The advantage of automation isn't merely speed; automating tasks helps move the DBA away from reactive tasks such as reporting and analysis toward more proactive functions. These might include detailed systems performance tuning, quality control, cost/benefit reviews of potential new applications and projects, and more. Management understands that a DBA spending time on trivial tasks represents a net loss of productivity

Total Cost Management

Part of the DBA’s job is to give management the data they need to measure productivity and prioritize the team's work. Faced with distributing and prioritizing work across a database support team, management usually creates or extends a spreadsheet or project plan to include task categories and team assignments.

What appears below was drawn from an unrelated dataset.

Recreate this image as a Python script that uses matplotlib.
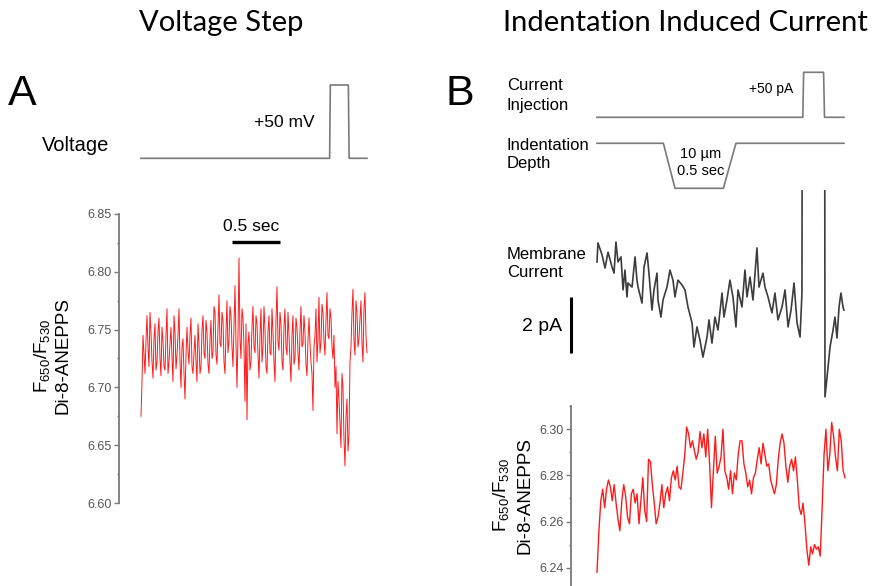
import numpy as np
import matplotlib.pyplot as plt
from matplotlib.ticker import MultipleLocator

plt.rcParams['font.family'] = ['Liberation Sans', 'DejaVu Sans']
plt.rcParams['mathtext.fontset'] = 'custom'
plt.rcParams['mathtext.rm'] = 'Liberation Sans'
plt.rcParams['mathtext.it'] = 'Liberation Sans:italic'

# ---- panel A: voltage step ----
volt_t = [0.0, 1.965, 1.972, 2.160, 2.168, 2.354]   # s
volt_mV = [0, 0, 50, 50, 0, 0]
ratio_a_end = 2.354  # s, length of the fluorescence record
ratio_a = [6.675, 6.705, 6.745, 6.728, 6.712, 6.740, 6.762, 6.735, 6.718, 6.765,
           6.748, 6.722, 6.708, 6.742, 6.755, 6.715, 6.722, 6.748, 6.760, 6.725,
           6.710, 6.752, 6.740, 6.718, 6.715, 6.745, 6.768, 6.712, 6.722, 6.738,
           6.752, 6.726, 6.705, 6.762, 6.748, 6.716, 6.728, 6.745, 6.768, 6.722,
           6.700, 6.735, 6.742, 6.712, 6.690, 6.728, 6.752, 6.732, 6.720, 6.745,
           6.760, 6.718, 6.712, 6.730, 6.745, 6.722, 6.705, 6.755, 6.738, 6.712,
           6.718, 6.750, 6.762, 6.730, 6.725, 6.758, 6.748, 6.720, 6.712, 6.742,
           6.758, 6.725, 6.730, 6.770, 6.765, 6.728, 6.720, 6.752, 6.780, 6.738,
           6.735, 6.765, 6.758, 6.722, 6.712, 6.748, 6.775, 6.730, 6.740, 6.770,
           6.762, 6.735, 6.718, 6.752, 6.788, 6.738, 6.700, 6.745, 6.812, 6.742,
           6.725, 6.768, 6.760, 6.735, 6.688, 6.755, 6.672, 6.738, 6.748, 6.715,
           6.722, 6.752, 6.770, 6.735, 6.730, 6.762, 6.755, 6.728, 6.708, 6.745,
           6.768, 6.722, 6.735, 6.770, 6.750, 6.718, 6.712, 6.748, 6.762, 6.730,
           6.728, 6.768, 6.748, 6.722, 6.705, 6.758, 6.787, 6.740, 6.732, 6.765,
           6.755, 6.722, 6.715, 6.752, 6.768, 6.735, 6.728, 6.765, 6.745, 6.722,
           6.705, 6.745, 6.762, 6.720, 6.725, 6.760, 6.752, 6.730, 6.715, 6.748,
           6.770, 6.735, 6.738, 6.762, 6.748, 6.720, 6.710, 6.742, 6.760, 6.738,
           6.722, 6.712, 6.680, 6.735, 6.745, 6.768, 6.722, 6.742, 6.778, 6.730,
           6.738, 6.772, 6.765, 6.740, 6.728, 6.758, 6.782, 6.745, 6.742, 6.768,
           6.760, 6.735, 6.725, 6.745, 6.700, 6.718, 6.660, 6.705, 6.690, 6.668,
           6.648, 6.712, 6.700, 6.655, 6.632, 6.675, 6.690, 6.645, 6.658, 6.722,
           6.735, 6.765, 6.785, 6.740, 6.728, 6.775, 6.765, 6.735, 6.742, 6.760,
           6.775, 6.738, 6.722, 6.768, 6.782, 6.745, 6.730]
ratio_a_ticks = [6.60, 6.65, 6.70, 6.75, 6.80, 6.85]

# ---- panel B: indentation induced current ----
inj_t = [0.0, 1.715, 1.722, 1.888, 1.896, 2.058]    # s
inj_pA = [0, 0, 50, 50, 0, 0]
indent_t = [0.0, 0.553, 0.650, 1.053, 1.158, 2.058]
indent_um = [0, 0, -10, -10, 0, 0]
mem_t = [0.000, 0.008, 0.042, 0.067, 0.092, 0.125, 0.142, 0.158, 0.175, 0.200,
         0.217, 0.233, 0.250, 0.258, 0.292, 0.317, 0.333, 0.342, 0.375, 0.392,
         0.417, 0.433, 0.458, 0.475, 0.500, 0.508, 0.533, 0.550, 0.583, 0.608,
         0.633, 0.650, 0.675, 0.708, 0.733, 0.758, 0.792, 0.808, 0.833, 0.858,
         0.883, 0.917, 0.933, 0.958, 0.983, 1.008, 1.042, 1.058, 1.083, 1.108,
         1.133, 1.158, 1.175, 1.208, 1.233, 1.250, 1.275, 1.300, 1.333, 1.350,
         1.383, 1.400, 1.425, 1.458, 1.483, 1.508, 1.542, 1.567, 1.592, 1.617,
         1.642, 1.667, 1.692, 1.708, 1.717, 1.892, 1.900, 1.917, 1.942, 1.967,
         1.983, 2.000, 2.017, 2.033, 2.050, 2.058]
mem_pA = [1.36, 2.04, 1.61, 1.14, 1.71, 1.18, 0.96, 2.07, 1.36, 1.54,
          0.36, 1.07, 0.11, 0.61, 0.46, 1.54, 0.71, 0.46, -0.11, 1.18,
          1.68, 0.96, -0.36, 0.36, 0.96, 0.00, -0.61, 0.00, 0.46, 1.07,
          0.71, 0.11, 0.71, 0.54, 0.36, -0.25, -0.82, -1.68, -0.96, -1.43,
          -2.04, -1.32, -0.71, -1.54, -0.61, -1.07, 0.25, -0.61, 0.00, 0.71,
          0.11, -0.96, 0.36, -0.25, 1.07, 0.11, 0.82, 0.00, 1.86, 0.46,
          0.96, 0.46, 0.11, -0.46, 0.25, -0.71, -0.25, 0.36, -0.96, -0.36,
          0.61, -0.82, -1.32, 0.25, 30.0, 30.0, -3.46, -2.75, -1.68, -1.07,
          -0.61, -1.36, -0.25, 0.25, -0.25, -0.36]
ratio_b_end = 2.067
ratio_b = [6.238, 6.256, 6.269, 6.274, 6.266, 6.274, 6.278, 6.275, 6.269, 6.276,
           6.268, 6.261, 6.256, 6.269, 6.276, 6.271, 6.262, 6.259, 6.272, 6.274,
           6.268, 6.272, 6.259, 6.269, 6.279, 6.265, 6.260, 6.287, 6.286, 6.276,
           6.268, 6.259, 6.262, 6.268, 6.276, 6.266, 6.272, 6.275, 6.269, 6.279,
           6.282, 6.278, 6.284, 6.275, 6.274, 6.281, 6.289, 6.301, 6.298, 6.292,
           6.295, 6.291, 6.287, 6.290, 6.299, 6.292, 6.298, 6.288, 6.300, 6.285,
           6.266, 6.282, 6.297, 6.281, 6.284, 6.288, 6.300, 6.282, 6.279, 6.274,
           6.282, 6.272, 6.281, 6.278, 6.289, 6.295, 6.295, 6.285, 6.281, 6.275,
           6.278, 6.272, 6.279, 6.281, 6.287, 6.292, 6.285, 6.294, 6.289, 6.284,
           6.285, 6.278, 6.275, 6.272, 6.276, 6.287, 6.294, 6.298, 6.294, 6.284,
           6.277, 6.284, 6.287, 6.282, 6.288, 6.278, 6.266, 6.263, 6.268, 6.259,
           6.248, 6.241, 6.249, 6.246, 6.250, 6.248, 6.249, 6.245, 6.266, 6.289,
           6.300, 6.282, 6.289, 6.303, 6.297, 6.288, 6.282, 6.300, 6.295, 6.282,
           6.279]
ratio_b_ticks = [6.24, 6.26, 6.28, 6.30]

W, H = 879, 586
fig = plt.figure(figsize=(W / 100, H / 100), dpi=100)
gray = '#7a7a7a'
title_font = ['Lato', 'DejaVu Sans']


def px_axes(x0, y0, x1, y1):
    ax = fig.add_axes([x0 / W, 1 - y1 / H, (x1 - x0) / W, (y1 - y0) / H])
    ax.patch.set_alpha(0)
    return ax


def ftext(x, y, s, **kw):
    kw.setdefault('va', 'baseline')
    return fig.text(x / W, 1 - y / H, s, **kw)


def ratio_axes(ax, ticks, minor):
    for s in ['top', 'right', 'bottom']:
        ax.spines[s].set_visible(False)
    ax.spines['left'].set_color(gray)
    ax.spines['left'].set_linewidth(1.3)
    ax.set_xticks([])
    ax.set_yticks(ticks)
    ax.set_yticklabels(['%.2f' % v for v in ticks])
    ax.yaxis.set_minor_locator(MultipleLocator(minor))
    ax.tick_params(axis='y', which='major', length=3.5, width=1, color=gray,
                   labelsize=9, labelcolor='#555555', pad=2)
    ax.tick_params(axis='y', which='minor', length=1.8, width=1, color=gray)


# ---- A ----
px_per_s_a = 96.0
ta0 = -(141 - 119) / px_per_s_a
ta1 = (368 - 141) / px_per_s_a

ax_v = px_axes(119, 78, 368, 166)
ax_v.plot(volt_t, volt_mV, color=gray, lw=1.2)
ax_v.set_xlim(ta0, ta1)
ax_v.set_ylim(-(166 - 158.3) / 73.3 * 50, 50 + (85 - 78) / 73.3 * 50)
ax_v.axis('off')

ax_a = px_axes(119, 214, 368, 503)
t_a = np.linspace(0, ratio_a_end, len(ratio_a))
ax_a.plot(t_a, ratio_a, color='#ff1a1a', lw=0.7)
ax_a.set_xlim(ta0, ta1)
ax_a.set_ylim(6.60, 6.85)
ratio_axes(ax_a, ratio_a_ticks, 0.025)
ax_a.plot([0.948, 0.948 + 0.5], [6.826, 6.826], color='black', lw=2.4,
          solid_capstyle='butt')

ftext(221.5, 23, 'Voltage Step', family=title_font, fontsize=21,
      ha='center', va='center')
ftext(8, 105, 'A', fontsize=31)
ftext(42, 151, 'Voltage', fontsize=14.5)
ftext(254, 127, '+50 mV', fontsize=12.5)
ftext(223, 231, '0.5 sec', fontsize=12.5)
ftext(42, 356, 'F$_{650}$/F$_{530}$', fontsize=13.5, rotation=90,
      ha='center', va='center')
ftext(63, 355, 'Di-8-ANEPPS', fontsize=13.5, rotation=90,
      ha='center', va='center')

# ---- B ----
px_per_s_b = 120.0
tb0 = -(597 - 571) / px_per_s_b
tb1 = (846 - 597) / px_per_s_b

ax_i = px_axes(571, 65, 846, 125)
ax_i.plot(inj_t, inj_pA, color=gray, lw=1.2)
ax_i.set_xlim(tb0, tb1)
ax_i.set_ylim(-(125 - 117.3) / 45 * 50, 50 + (72.3 - 65) / 45 * 50)
ax_i.axis('off')

ax_d = px_axes(571, 135, 846, 196)
ax_d.plot(indent_t, indent_um, color=gray, lw=1.2)
ax_d.set_xlim(tb0, tb1)
ax_d.set_ylim(-10 - (196 - 188.3) / 4.5, (143.3 - 135) / 4.5)
ax_d.axis('off')

ax_m = px_axes(571, 190, 846, 400)
ax_m.plot(mem_t, mem_pA, color='#3c3c3c', lw=1.2)
ax_m.set_xlim(tb0, tb1)
ax_m.set_ylim(-(400 - 300) / 28, (300 - 190) / 28)
ax_m.axis('off')
ax_m.plot([tb0, tb0], [0.1, 0.1 - 2], color='black', lw=2.2,
          solid_capstyle='butt', clip_on=False)

ax_b = px_axes(571, 406, 846, 586)
t_b = np.linspace(0, ratio_b_end, len(ratio_b))
ax_b.plot(t_b, ratio_b, color='#ff1a1a', lw=1.0)
ax_b.set_xlim(tb0, tb1)
ax_b.set_ylim(6.30 - (586 - 429.3) / 46.1 * 0.02, 6.30 + (429.3 - 406) / 46.1 * 0.02)
ratio_axes(ax_b, ratio_b_ticks, 0.01)

ftext(685.5, 23, 'Indentation Induced Current', family=title_font,
      fontsize=21, ha='center', va='center')
ftext(446, 105, 'B', fontsize=31)
ftext(507, 90, 'Current', fontsize=12)
ftext(507, 110, 'Injection', fontsize=12)
ftext(749, 93, '+50 pA', fontsize=10)
ftext(507, 150, 'Indentation', fontsize=12)
ftext(507, 168, 'Depth', fontsize=12)
ftext(680, 158, '10 \u00b5m', fontsize=10.5)
ftext(677, 175, '0.5 sec', fontsize=10.5)
ftext(507, 259, 'Membrane', fontsize=12)
ftext(507, 277, 'Current', fontsize=12)
ftext(522, 331, '2 pA', fontsize=14)
ftext(501, 495, 'F$_{650}$/F$_{530}$', fontsize=13.5, rotation=90,
      ha='center', va='center')
ftext(525, 496, 'Di-8-ANEPPS', fontsize=13.5, rotation=90,
      ha='center', va='center')

fig.savefig('out.png', dpi=100)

In seeking to increase productivity, management needs an important piece of information: the variability of the DBA's work. This usually translates to whether the tasks that need to be done have a fixed amount of effort and can be pre-scheduled or consist of a variable amount of work that unpredictably arrives. In other words, are the DBAs being reactive, active, or proactive?

Many big data pilot projects have obvious initial costs, including hardware leasing and power costs, software licenses, and so forth. DBAs need to research their education and training needs as well. Last, there can be other, more subtle costs. The time you spend supporting the initial big data implementation means less time on other projects, resulting in delayed deliverables, missed deadlines, or even project cancellations.

The DBA must keep management informed about priorities and time estimates. This will ensure that resources can be allocated to the correct projects.